Sounds like you're familiar with these heads. Will the springs be suitable for my cam?
These heads come with a 1.47" dual coil valve spring suitable for a Hyd roller cam and a aggressive flat tappet cam. They are not for a solid roller tappet cam unless the max rpm is kept to a point that the springs can handle. Mild street solid roller cams with easy opeing and closing ramps and modrate rpm are ok up to .575" lift and under 6500rpm. No race rollers. If you don't understand this, don't play. A roller tappet and camshaft can easily be damaged by "valvetrain crash" if you float the valves/lifters from exceeding the rpm capility of the springs.
This spring is the max you'd want to use on a Hyd flat tappet cam.
For easy break in wether hyd or solid flat tappet on any dual type valve spring it is highly recomended that you first run the motor using the outer springs only until the cam lobe and lifter face get nice and friendly (break in).
Break in the cam and motor in for a good week of driving and then if you want maximum rpm limit capability out of your hyd cam reinstall the inner valve springs using compresseed air to keep the valves closed and a simple lever type valve compressor tool to compress the retainers.

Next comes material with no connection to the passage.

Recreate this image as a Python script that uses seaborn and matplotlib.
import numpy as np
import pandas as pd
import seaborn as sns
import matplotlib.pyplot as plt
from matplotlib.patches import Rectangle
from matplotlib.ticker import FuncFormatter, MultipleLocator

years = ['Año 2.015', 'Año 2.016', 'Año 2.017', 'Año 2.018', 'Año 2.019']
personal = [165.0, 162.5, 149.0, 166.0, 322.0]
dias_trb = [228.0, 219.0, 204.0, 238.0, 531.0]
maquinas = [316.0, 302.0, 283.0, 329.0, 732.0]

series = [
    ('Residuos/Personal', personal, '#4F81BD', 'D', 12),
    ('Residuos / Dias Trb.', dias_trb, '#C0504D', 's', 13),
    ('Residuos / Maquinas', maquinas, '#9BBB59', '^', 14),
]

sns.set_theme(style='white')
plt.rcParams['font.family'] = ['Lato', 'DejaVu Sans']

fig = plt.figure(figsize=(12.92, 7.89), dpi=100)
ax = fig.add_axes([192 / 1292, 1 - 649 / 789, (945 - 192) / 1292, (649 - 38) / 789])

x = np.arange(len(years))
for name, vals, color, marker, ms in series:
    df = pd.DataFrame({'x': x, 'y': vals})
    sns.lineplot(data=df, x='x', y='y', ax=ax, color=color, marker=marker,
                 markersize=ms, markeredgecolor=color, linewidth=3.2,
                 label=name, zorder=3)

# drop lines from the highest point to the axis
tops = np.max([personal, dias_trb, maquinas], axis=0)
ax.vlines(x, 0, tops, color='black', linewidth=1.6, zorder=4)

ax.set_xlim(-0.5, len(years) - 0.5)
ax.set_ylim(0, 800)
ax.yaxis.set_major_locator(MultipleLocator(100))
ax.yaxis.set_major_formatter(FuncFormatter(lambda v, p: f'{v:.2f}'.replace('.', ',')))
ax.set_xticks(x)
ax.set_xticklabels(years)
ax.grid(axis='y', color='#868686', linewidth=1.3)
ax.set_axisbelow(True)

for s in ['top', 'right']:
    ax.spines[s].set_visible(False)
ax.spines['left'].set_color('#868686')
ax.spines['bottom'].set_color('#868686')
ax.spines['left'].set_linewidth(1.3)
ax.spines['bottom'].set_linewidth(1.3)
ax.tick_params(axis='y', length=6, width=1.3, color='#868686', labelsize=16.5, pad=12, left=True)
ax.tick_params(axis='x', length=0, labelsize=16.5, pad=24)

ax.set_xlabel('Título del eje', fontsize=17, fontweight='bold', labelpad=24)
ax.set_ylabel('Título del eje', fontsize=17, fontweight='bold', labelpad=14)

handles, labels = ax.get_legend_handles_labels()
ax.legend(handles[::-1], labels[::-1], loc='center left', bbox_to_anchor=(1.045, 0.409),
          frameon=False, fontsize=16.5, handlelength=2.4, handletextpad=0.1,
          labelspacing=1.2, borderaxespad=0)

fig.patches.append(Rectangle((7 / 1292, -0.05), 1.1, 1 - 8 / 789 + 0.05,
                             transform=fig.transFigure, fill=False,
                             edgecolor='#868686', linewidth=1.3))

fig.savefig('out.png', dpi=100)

For initial cam break in (on the outer springs only) muck up the cam lobes and lifter bottoms good with Isky rev lube. (moly disilfide grease). Add 1 bottle of GM EOS + 1 can of Moly lube to the oil and be sure to keep the rpm up on the motor above 2500rpm for the first 1/2 hours of running. Do not excessivly crank over the motor and do not idle. if the motor is not right, shut it off and fix the problem and then restart, again keep the rpm up.

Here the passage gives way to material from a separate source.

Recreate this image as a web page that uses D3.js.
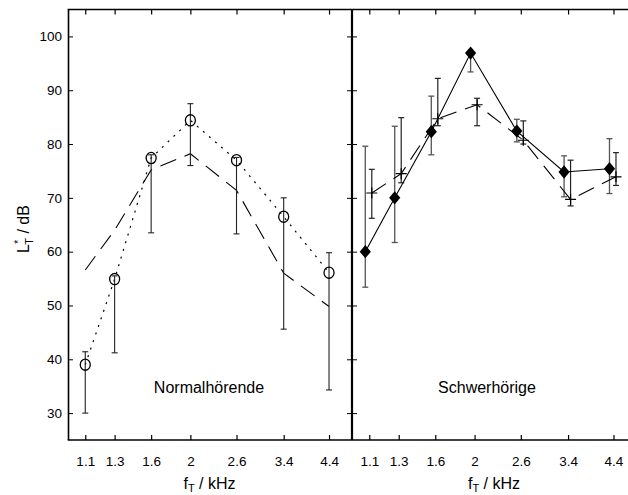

Drive the car around for a good week with the mixture of break in stiff in the oil. Do not let the engine idle for long periods and do not try to exceed 5000 rpm until the motor is fully broken in and stabilized, You've changed the oil and filter, reinstalled the inner valve springs and reset the valve train adjustment. Continue to add GM EOS to every oil change and the cam will live a very long happy life and rpm to its full potential. If max rpm capability is not a priority just run the outer valve springs only. Should be good for 5500 5800rpm . If thats all you need for max rpm then running just the outer springs are fine.
Remove the valve covers and look at the pushrods while the motor is idleing ( after its all broke in.) If all the pushrods are spinning,the cam and lifters are properly broke in and the cam will live a long life. If the pushrods will not spin even when you rev the motor, you got troubles and the cam and lifters will soon fail or are already failing.

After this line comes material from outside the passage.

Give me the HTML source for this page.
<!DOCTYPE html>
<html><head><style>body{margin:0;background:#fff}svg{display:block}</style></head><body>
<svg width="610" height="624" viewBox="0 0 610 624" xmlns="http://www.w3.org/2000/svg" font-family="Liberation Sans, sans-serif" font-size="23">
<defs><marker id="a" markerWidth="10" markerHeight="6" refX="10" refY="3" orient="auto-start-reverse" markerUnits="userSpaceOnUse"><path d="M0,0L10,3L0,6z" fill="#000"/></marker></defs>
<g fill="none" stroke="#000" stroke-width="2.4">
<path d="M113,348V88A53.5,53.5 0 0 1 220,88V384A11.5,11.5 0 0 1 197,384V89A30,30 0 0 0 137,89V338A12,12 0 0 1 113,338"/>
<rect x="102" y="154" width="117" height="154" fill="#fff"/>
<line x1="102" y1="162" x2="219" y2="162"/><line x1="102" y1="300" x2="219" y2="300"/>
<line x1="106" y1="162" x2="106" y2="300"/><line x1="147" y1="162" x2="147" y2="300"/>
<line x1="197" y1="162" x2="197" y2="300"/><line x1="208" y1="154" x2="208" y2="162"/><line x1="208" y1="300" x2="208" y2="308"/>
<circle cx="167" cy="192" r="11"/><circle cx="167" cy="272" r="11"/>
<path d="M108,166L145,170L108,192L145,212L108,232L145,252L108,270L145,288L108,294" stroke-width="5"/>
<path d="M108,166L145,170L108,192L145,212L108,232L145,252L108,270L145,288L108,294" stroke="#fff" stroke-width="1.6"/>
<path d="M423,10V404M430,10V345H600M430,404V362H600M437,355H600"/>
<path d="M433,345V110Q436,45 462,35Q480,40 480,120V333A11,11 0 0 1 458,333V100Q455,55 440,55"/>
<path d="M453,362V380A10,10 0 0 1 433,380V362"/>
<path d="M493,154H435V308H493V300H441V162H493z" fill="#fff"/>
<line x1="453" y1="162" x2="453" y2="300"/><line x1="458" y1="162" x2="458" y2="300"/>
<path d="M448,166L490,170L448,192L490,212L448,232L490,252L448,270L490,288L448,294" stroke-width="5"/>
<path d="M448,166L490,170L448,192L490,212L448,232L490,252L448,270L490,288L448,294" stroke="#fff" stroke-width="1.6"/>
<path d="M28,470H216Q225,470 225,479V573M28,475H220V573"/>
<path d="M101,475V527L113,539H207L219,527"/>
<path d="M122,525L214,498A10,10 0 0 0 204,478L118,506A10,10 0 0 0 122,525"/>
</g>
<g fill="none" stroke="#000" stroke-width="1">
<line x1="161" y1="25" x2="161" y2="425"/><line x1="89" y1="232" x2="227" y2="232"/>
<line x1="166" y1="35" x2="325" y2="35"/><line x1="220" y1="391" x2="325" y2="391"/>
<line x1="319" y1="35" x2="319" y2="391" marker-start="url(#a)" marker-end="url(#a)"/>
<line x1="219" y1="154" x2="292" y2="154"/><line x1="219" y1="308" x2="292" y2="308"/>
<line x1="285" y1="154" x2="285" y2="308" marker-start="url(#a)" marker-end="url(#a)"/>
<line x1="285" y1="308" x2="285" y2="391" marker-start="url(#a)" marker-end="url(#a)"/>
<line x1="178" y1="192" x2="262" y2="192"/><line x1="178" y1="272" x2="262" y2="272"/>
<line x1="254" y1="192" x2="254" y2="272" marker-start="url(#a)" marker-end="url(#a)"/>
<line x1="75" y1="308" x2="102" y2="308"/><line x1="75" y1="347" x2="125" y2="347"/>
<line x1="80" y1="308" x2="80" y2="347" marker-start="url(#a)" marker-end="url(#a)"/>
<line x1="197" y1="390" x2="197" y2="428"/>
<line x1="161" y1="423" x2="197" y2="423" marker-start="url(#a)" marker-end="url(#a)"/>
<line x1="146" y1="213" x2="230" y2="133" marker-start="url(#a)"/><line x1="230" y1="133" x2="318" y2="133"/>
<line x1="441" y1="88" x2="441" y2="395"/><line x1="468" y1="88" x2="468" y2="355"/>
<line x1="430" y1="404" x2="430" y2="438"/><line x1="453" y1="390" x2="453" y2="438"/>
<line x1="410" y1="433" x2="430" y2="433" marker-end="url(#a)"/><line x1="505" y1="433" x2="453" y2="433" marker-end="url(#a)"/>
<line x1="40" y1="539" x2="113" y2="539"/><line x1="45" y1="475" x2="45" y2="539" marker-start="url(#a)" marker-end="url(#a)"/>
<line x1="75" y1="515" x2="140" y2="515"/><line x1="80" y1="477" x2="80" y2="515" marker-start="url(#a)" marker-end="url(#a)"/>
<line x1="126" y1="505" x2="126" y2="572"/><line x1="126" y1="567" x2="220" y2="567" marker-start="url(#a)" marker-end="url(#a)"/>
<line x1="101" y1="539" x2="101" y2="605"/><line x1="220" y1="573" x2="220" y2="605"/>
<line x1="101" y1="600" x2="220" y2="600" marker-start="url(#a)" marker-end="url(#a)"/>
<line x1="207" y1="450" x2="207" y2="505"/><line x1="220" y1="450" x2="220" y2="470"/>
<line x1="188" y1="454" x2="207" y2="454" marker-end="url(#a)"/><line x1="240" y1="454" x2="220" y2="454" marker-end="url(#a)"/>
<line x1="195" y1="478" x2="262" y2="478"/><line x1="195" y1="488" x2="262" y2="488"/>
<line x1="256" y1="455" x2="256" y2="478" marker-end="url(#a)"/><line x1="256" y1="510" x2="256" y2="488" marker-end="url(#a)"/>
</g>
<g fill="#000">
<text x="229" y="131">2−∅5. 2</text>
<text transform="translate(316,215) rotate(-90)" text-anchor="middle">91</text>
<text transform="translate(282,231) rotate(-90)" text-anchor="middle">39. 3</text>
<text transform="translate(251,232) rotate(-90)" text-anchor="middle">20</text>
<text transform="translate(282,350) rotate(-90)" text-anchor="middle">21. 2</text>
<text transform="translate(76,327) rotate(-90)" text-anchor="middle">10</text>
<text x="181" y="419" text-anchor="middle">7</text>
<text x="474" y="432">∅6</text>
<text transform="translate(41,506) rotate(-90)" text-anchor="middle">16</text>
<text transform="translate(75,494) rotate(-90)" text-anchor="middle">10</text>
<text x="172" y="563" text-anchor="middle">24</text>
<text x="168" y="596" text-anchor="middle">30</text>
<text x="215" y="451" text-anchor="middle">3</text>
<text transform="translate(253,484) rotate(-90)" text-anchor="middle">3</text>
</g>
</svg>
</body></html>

The extra pressure of these 1.47" "Hyd roller/flat tappet type dual springs" is only a issue during the critical initial break in period. Sometimes in some situations, I use a stock SBC springs without shims when breaking in a new motor's flat tappet camshaft. On cams up to .510" lift.
During flat tappet cam/lifter intiial break-in, less (spring pressure) is definatly better.
You can read about Moly engine oil supplement and break in lube
It does much more for your motor than help ensure easy cam break in.
Its best to premix the Moly break in lube first with the engine oil, then add it all to the oil pan so its instantly ready to go to work when you first fire the motor ,eliminating metal on metal scuffing, reducing friction and aiding successful engine break in.